By 1842 the ground had deteriorated. An East India Company public-works return described it as a "perfect jungle", without a wall, hedge or fence, and records that its enclosure was sanctioned on 26 April that year.

Historian Mahendranath Karan later recorded 33 graves, of which 21 carried inscriptions. A 2022 report based on local sources gave 32 graves, leaving the exact count uncertain.

== Burials ==

Among the recorded burials was Emilia Maxwell, wife of Edward Maxwell, judge and magistrate of Dinajpur, who died at Khejuri on 26 July 1822 aged 28 years and two months after being brought there in the hope that the sea air would improve her health. John Coverdale, postmaster at Kedgeree, had died there on 29 July 1815 aged 36.

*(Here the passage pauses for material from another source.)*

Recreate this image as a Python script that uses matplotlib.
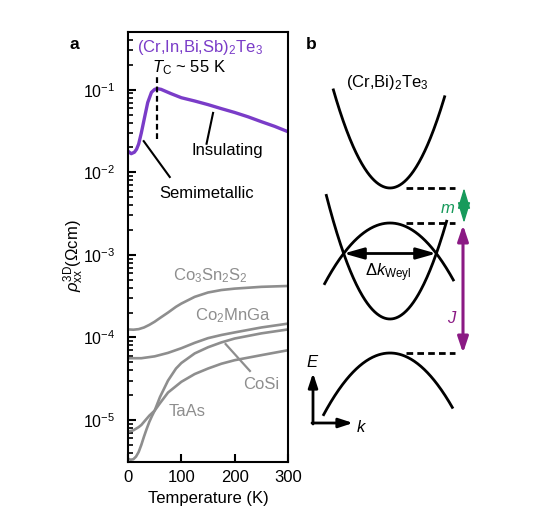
import matplotlib
matplotlib.use('Agg')
import matplotlib.pyplot as plt
import numpy as np
from matplotlib.ticker import LogLocator, NullFormatter, FixedLocator

plt.rcParams['font.family'] = ['Liberation Sans', 'DejaVu Sans']
plt.rcParams['mathtext.fontset'] = 'custom'
plt.rcParams['mathtext.rm'] = 'Liberation Sans'
plt.rcParams['mathtext.it'] = 'Liberation Sans:italic'
plt.rcParams['mathtext.bf'] = 'Liberation Sans:bold'
plt.rcParams['mathtext.sf'] = 'Liberation Sans'

# ---------------- data (panel a) ----------------
T_cibst = [0, 6, 12, 16, 20, 25, 31, 37, 44, 50, 55, 62, 80, 100, 125, 150, 175, 200, 225, 250, 275, 300]
rho_cibst = [0.018, 0.0168, 0.0175, 0.019, 0.022, 0.030, 0.046, 0.070, 0.093, 0.101, 0.103, 0.101,
             0.090, 0.080, 0.073, 0.066, 0.059, 0.053, 0.047, 0.041, 0.036, 0.031]

T_css = [0, 10, 20, 30, 40, 50, 60, 75, 90, 100, 125, 150, 175, 200, 250, 300]
rho_css = [1.25e-4, 1.24e-4, 1.26e-4, 1.32e-4, 1.42e-4, 1.55e-4, 1.72e-4, 2.0e-4, 2.35e-4, 2.57e-4,
           3.1e-4, 3.5e-4, 3.75e-4, 3.9e-4, 4.1e-4, 4.2e-4]

T_cmg = [0, 25, 50, 75, 100, 125, 150, 175, 200, 250, 300]
rho_cmg = [5.6e-5, 5.6e-5, 5.9e-5, 6.5e-5, 7.4e-5, 8.6e-5, 9.8e-5, 1.07e-4, 1.15e-4, 1.32e-4, 1.47e-4]

T_steep = [0, 5, 10, 15, 20, 25, 30, 35, 40, 45, 50, 60, 75, 90, 100, 125, 150, 175, 200, 250, 300]
rho_steep = [3.4e-6, 3.3e-6, 3.35e-6, 3.6e-6, 4.1e-6, 5.0e-6, 6.3e-6, 7.8e-6, 9.5e-6, 1.12e-5, 1.3e-5,
             1.9e-5, 3.0e-5, 4.2e-5, 4.9e-5, 6.4e-5, 7.6e-5, 8.7e-5, 9.7e-5, 1.12e-4, 1.25e-4]

T_slow = [0, 10, 20, 25, 30, 40, 50, 60, 75, 100, 125, 150, 175, 200, 250, 300]
rho_slow = [7.2e-6, 7.5e-6, 8.2e-6, 8.7e-6, 9.5e-6, 1.13e-5, 1.3e-5, 1.6e-5, 2.15e-5, 2.9e-5, 3.6e-5,
            4.2e-5, 4.8e-5, 5.3e-5, 6.1e-5, 7.0e-5]

Tc = 55
xticks = [0, 100, 200, 300]

# ---------------- schematic parameters (panel b) ----------------
# each band: (vertex E, curvature, k_min, k_max) in panel units
band_vertex = [188, 319, 223, 353]
band_curv = [-0.0306, -0.0305, 0.0142, 0.014]
band_kmin = [-57, -64, -66, -67]
band_kmax = [55, 57, 64, 63]
k0 = 390
level_E = [188, 223, 353]

PURPLE = '#7a3cc8'
GRAY = '#8e8e8e'
GREEN = '#179a5b'
JCOL = '#8b1a84'
FS = 12
TFS = 11.5

W, H = 550, 532
fig = plt.figure(figsize=(W / 100, H / 100), dpi=100)


def fr(x0, y0, x1, y1):
    return [x0 / W, 1 - y1 / H, (x1 - x0) / W, (y1 - y0) / H]


ax = fig.add_axes(fr(128, 32, 288, 462))
ax.set_yscale('log')
ax.set_xlim(0, 300)
ax.set_ylim(3.1e-6, 0.5)

for T, r in [(T_css, rho_css), (T_cmg, rho_cmg), (T_steep, rho_steep), (T_slow, rho_slow)]:
    ax.plot(T, r, color=GRAY, lw=1.9, solid_capstyle='butt')
ax.plot(T_cibst, rho_cibst, color=PURPLE, lw=2.4, solid_capstyle='butt')
ax.plot([Tc, Tc], [0.025, 0.145], color='black', lw=1.6, dashes=[2.6, 1.6])

for s in ax.spines.values():
    s.set_linewidth(1.5)
ax.xaxis.set_major_locator(FixedLocator(xticks))
ax.tick_params(axis='x', which='major', direction='in', length=6, width=1.5, labelsize=FS, pad=6, top=False)
ax.tick_params(axis='y', which='major', direction='in', length=6, width=1.5, labelsize=TFS, pad=9, right=False)
ax.tick_params(axis='y', which='minor', direction='in', length=3.5, width=1.2, right=False)
ax.yaxis.set_major_locator(LogLocator(base=10, numticks=20))
ax.yaxis.set_minor_locator(LogLocator(base=10, subs=np.arange(2, 10), numticks=20))
ax.yaxis.set_minor_formatter(NullFormatter())

ax.set_xlabel('Temperature (K)', fontsize=FS, labelpad=4)
ax.set_ylabel(r'$\rho_{\mathrm{xx}}^{\mathrm{3D}}$($\Omega$cm)', fontsize=FS, labelpad=1)
ax.yaxis.set_label_coords(-0.265, 0.48)

ax.text(16, 10 ** -0.494, r'(Cr,In,Bi,Sb)$_2$Te$_3$', color=PURPLE, fontsize=FS, ha='left', va='center')
ax.text(44.6, 10 ** -0.735, r'$T_{\mathrm{C}}$ ~ 55 K', fontsize=FS, ha='left', va='center')
ax.text(186, 10 ** -1.731, 'Insulating', fontsize=FS, ha='center', va='center')
ax.plot([159.5, 147.3], [10 ** -1.281, 10 ** -1.654], color='black', lw=1.5)
ax.text(147, 10 ** -2.253, 'Semimetallic', fontsize=FS, ha='center', va='center')
ax.plot([29.5, 78.3], [10 ** -1.623, 10 ** -2.057], color='black', lw=1.5)

ax.text(155, 10 ** -3.249, r'Co$_3$Sn$_2$S$_2$', color=GRAY, fontsize=FS, ha='center', va='center')
ax.text(196, 10 ** -3.742, r'Co$_2$MnGa', color=GRAY, fontsize=FS, ha='center', va='center')
ax.text(250, 10 ** -4.575, 'CoSi', color=GRAY, fontsize=FS, ha='center', va='center')
ax.plot([183, 228.6], [10 ** -4.08, 10 ** -4.406], color=GRAY, lw=1.6)
ax.text(111, 10 ** -4.896, 'TaAs', color=GRAY, fontsize=FS, ha='center', va='center')

fig.text(74 / W, 1 - 49 / H, 'a', fontsize=12.5, fontweight='bold', ha='center', va='baseline')
fig.text(311 / W, 1 - 49 / H, 'b', fontsize=12.5, fontweight='bold', ha='center', va='baseline')

# ---------------- panel b ----------------
bx = fig.add_axes(fr(290, 30, 500, 450))
bx.set_xlim(290, 500)
bx.set_ylim(450, 30)
bx.axis('off')

for vE, a, kmin, kmax in zip(band_vertex, band_curv, band_kmin, band_kmax):
    dk = np.linspace(kmin, kmax, 200)
    bx.plot(k0 + dk, vE + a * dk ** 2, color='black', lw=2.0, solid_capstyle='butt')

for E in level_E:
    bx.plot([k0 + 16, 455], [E, E], color='black', lw=2.0, dashes=[2.4, 1.5])

bx.text(387, 83, r'(Cr,Bi)$_2$Te$_3$', fontsize=FS, ha='center', va='center')


def darrow(x0, y0, x1, y1, color, lw, hl, hw, style='<|-|>'):
    bx.annotate('', xy=(x1, y1), xytext=(x0, y0),
                arrowprops=dict(arrowstyle=f'{style},head_length={hl},head_width={hw}',
                                color=color, lw=lw, shrinkA=0, shrinkB=0, mutation_scale=1))


# crossing points of the two inner bands give the Weyl separation
a_up, a_dn = band_curv[1], band_curv[2]
dk_cross = np.sqrt((band_vertex[1] - band_vertex[2]) / (a_dn - a_up))
E_cross = band_vertex[2] + a_dn * dk_cross ** 2
darrow(k0 - dk_cross, E_cross, k0 + dk_cross, E_cross, 'black', 2.0, 12, 3.4)
bx.text(388, 276.7, r'$\Delta k_{\mathrm{Weyl}}$', fontsize=FS, ha='center', va='baseline')

darrow(464, level_E[0], 464, level_E[1], GREEN, 1.0, 12.8, 3.9)
bx.text(447.5, 213, r'$m$', color=GREEN, fontsize=FS, ha='center', va='baseline')
darrow(463, level_E[1] + 2, 463, level_E[2], JCOL, 2.2, 9.5, 3.2)
bx.text(452, 323, r'$J$', color=JCOL, fontsize=FS, ha='center', va='baseline')

darrow(313, 424, 313, 373, 'black', 2.0, 8.5, 2.8, style='-|>')
darrow(312, 423, 353, 423, 'black', 2.0, 8.5, 2.8, style='-|>')
bx.text(313, 367, r'$E$', fontsize=FS, ha='center', va='baseline')
bx.text(362, 431.7, r'$k$', fontsize=FS, ha='center', va='baseline')

fig.savefig('out.png', dpi=100)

The cemetery also contained the memorial of postmaster J. Botelho, his wife Mary and their son Eugene, who died during the flood and cyclone of 5 October 1864. Their successor later erected a tomb for the family. Other recorded burials included W. A. Chamer, judge and magistrate at Bhagalpur, and Amos West, a Public Works Department supervisor who died on 10 October 1865.

== Preservation ==
A BACSA visitor in 2002 found the walled cemetery heavily overgrown, with only a few memorials standing and no readable inscriptions. In 2015, Anandabazar Patrika reported that plaques from all 21 formerly inscribed graves had disappeared and only remnants of brick-and-lime masonry survived. A 2022 report again described the site as neglected and recorded local calls for its preservation.